A demonstration using the web UI showcases the system’s functionality. The UI allows selecting a folder containing documents (in this case, 11 legal documents related to an acquisition). The system indexes the documents, parsing them, extracting metadata, and normalizing the data.

The user can then enable or disable different components (semantic search, metadata filtering, agentic pipeline) and submit a query. The example query, “summarize the risk assessment PDF file,” demonstrates the system’s ability to automatically identify the task and retrieve the relevant document. The system then retrieves the full document, sends it to the Gemini API, and generates a comprehensive assessment with references to specific sections within the document.

V. Conclusion & Future Directions

The presenter concludes that this dual-path approach represents a “powerful design pattern” for RAG. While acknowledging that the system is not yet production-ready, it offers a significant improvement in retrieval accuracy and efficiency.

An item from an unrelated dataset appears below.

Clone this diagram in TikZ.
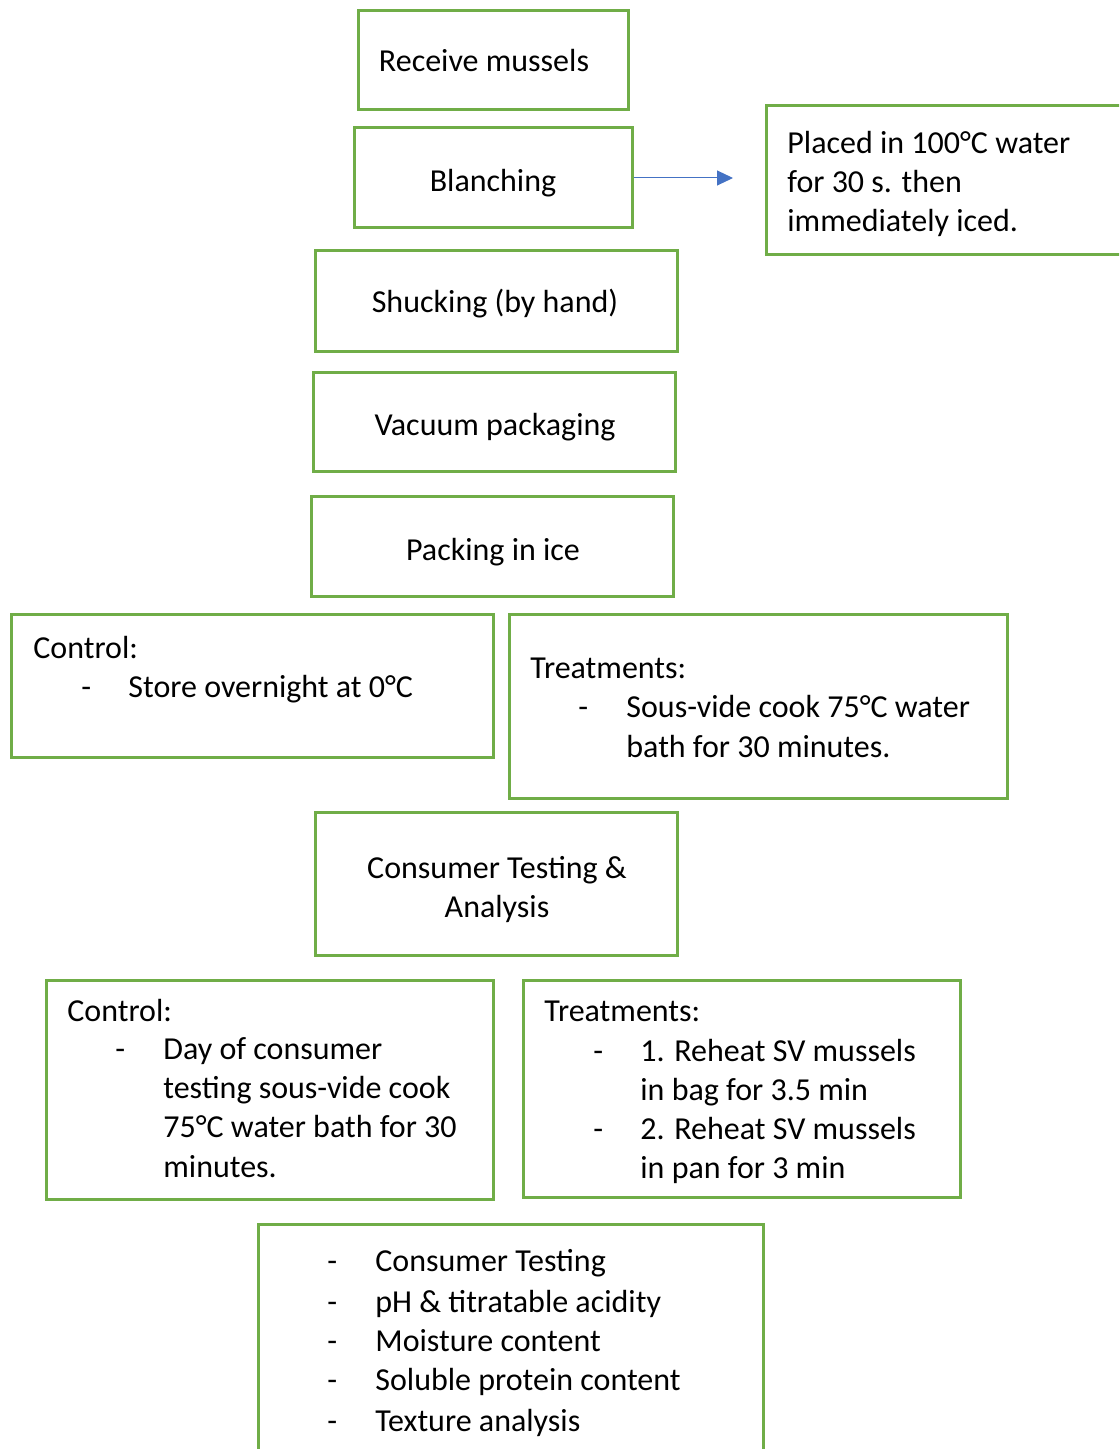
\documentclass[tikz,border=0pt]{standalone}
\usepackage{fontspec}
\setmainfont{Carlito}
\usetikzlibrary{fit,arrows.meta}
\definecolor{boxgreen}{HTML}{70AD47}
\definecolor{arrowblue}{HTML}{4472C4}
\begin{document}
\begin{tikzpicture}[x=0.5pt,y=-0.5pt,
  box/.style={draw=boxgreen, line width=1.5pt, inner sep=0pt},
  txt/.style={inner sep=0pt, anchor=base west, yshift=-0.5pt, font=\fontsize{16}{19.5}\selectfont},
  ctxt/.style={inner sep=0pt, anchor=base, yshift=-0.5pt, font=\fontsize{16}{19.5}\selectfont},
  flow/.style={draw=arrowblue, line width=0.5pt, -{Triangle[length=8pt,width=7.5pt]}}
]
\path[use as bounding box, clip] (0,0) rectangle (1119,1449);
% boxes
\node[box, fit={(358,11) (628,110)}] (recv) {};
\node[box, fit={(354,128) (632,228)}] (blanch) {};
\node[box, fit={(766,106) (1140,255)}] (placed) {};
\node[box, fit={(315,251) (677,351)}] (shuck) {};
\node[box, fit={(313,372) (675,471)}] (vac) {};
\node[box, fit={(311,496) (673,596)}] (ice) {};
\node[box, fit={(11,614) (493,757)}] (ctrlA) {};
\node[box, fit={(509,614) (1007,798)}] (treatA) {};
\node[box, fit={(315,812) (677,955)}] (consumer) {};
\node[box, fit={(46,980) (493,1199)}] (ctrlB) {};
\node[box, fit={(523,980) (960,1197)}] (treatB) {};
\node[box, fit={(258,1224) (763,1470)}] (analysis) {};
% connector
\coordinate (arrowend) at (733,178);
\draw[flow] (blanch.east) -- (arrowend);
% texts
\node[ctxt] (t1) at (484,71) {Receive mussels};
\node[ctxt] (t2) at (493,191) {Blanching};
\node[txt] (p1) at (787,153) {Placed in 100°C water};
\node[txt] (p2) at (787,192) {for 30 s. then};
\node[txt] (p3) at (787,231) {immediately iced.};
\node[ctxt] (t3) at (495,312) {Shucking (by hand)};
\node[ctxt] (t4) at (495,434) {Vacuum packaging};
\node[ctxt] (t5) at (493,559) {Packing in ice};
% control A
\node[txt] (ca0) at (33,657) {Control:};
\node[txt] (cad) at (81,696) {-};
\node[txt] (ca1) at (128,696) {Store overnight at 0°C};
% treatments A
\node[txt] (ta0) at (530,677) {Treatments:};
\node[txt] (tad) at (578,716) {-};
\node[txt] (ta1) at (626,716) {Sous-vide cook 75°C water};
\node[txt] (ta2) at (626,756) {bath for 30 minutes.};
% consumer
\node[ctxt] (c1) at (497,877) {Consumer Testing \&};
\node[ctxt] (c2) at (497,916) {Analysis};
% control B
\node[txt] (cb0) at (67,1020) {Control:};
\node[txt] (cbd) at (115,1058) {-};
\node[txt] (cb1) at (163,1058) {Day of consumer};
\node[txt] (cb2) at (163,1097) {testing sous-vide cook};
\node[txt] (cb3) at (163,1136) {75°C water bath for 30};
\node[txt] (cb4) at (163,1176) {minutes.};
% treatments B
\node[txt] (tb0) at (544,1020) {Treatments:};
\node[txt] (tbd1) at (593,1060) {-};
\node[txt] (tb1) at (640,1060) {1. Reheat SV mussels};
\node[txt] (tb2) at (640,1099) {in bag for 3.5 min};
\node[txt] (tbd2) at (593,1138) {-};
\node[txt] (tb3) at (640,1138) {2. Reheat SV mussels};
\node[txt] (tb4) at (640,1177) {in pan for 3 min};
% analysis
\node[txt] (ad1) at (327,1270) {-};
\node[txt] (a1) at (375,1270) {Consumer Testing};
\node[txt] (ad2) at (327,1311) {-};
\node[txt] (a2) at (375,1311) {pH \& titratable acidity};
\node[txt] (ad3) at (327,1350) {-};
\node[txt] (a3) at (375,1350) {Moisture content};
\node[txt] (ad4) at (327,1389) {-};
\node[txt] (a4) at (375,1389) {Soluble protein content};
\node[txt] (ad5) at (327,1430) {-};
\node[txt] (a5) at (375,1430) {Texture analysis};
\end{tikzpicture}
\end{document}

The presenter offers consulting services for those needing assistance with building RAG systems. He encourages viewers to explore the open-source project and thanks them for watching. He also mentions plans for future videos exploring Harness Engineering in more detail.

Notable Quote:

“You don’t really have to worry about the accuracy of retrieval in this first step because the agent is going to take care of most of that.” – The presenter, emphasizing the strength of the agentic search component.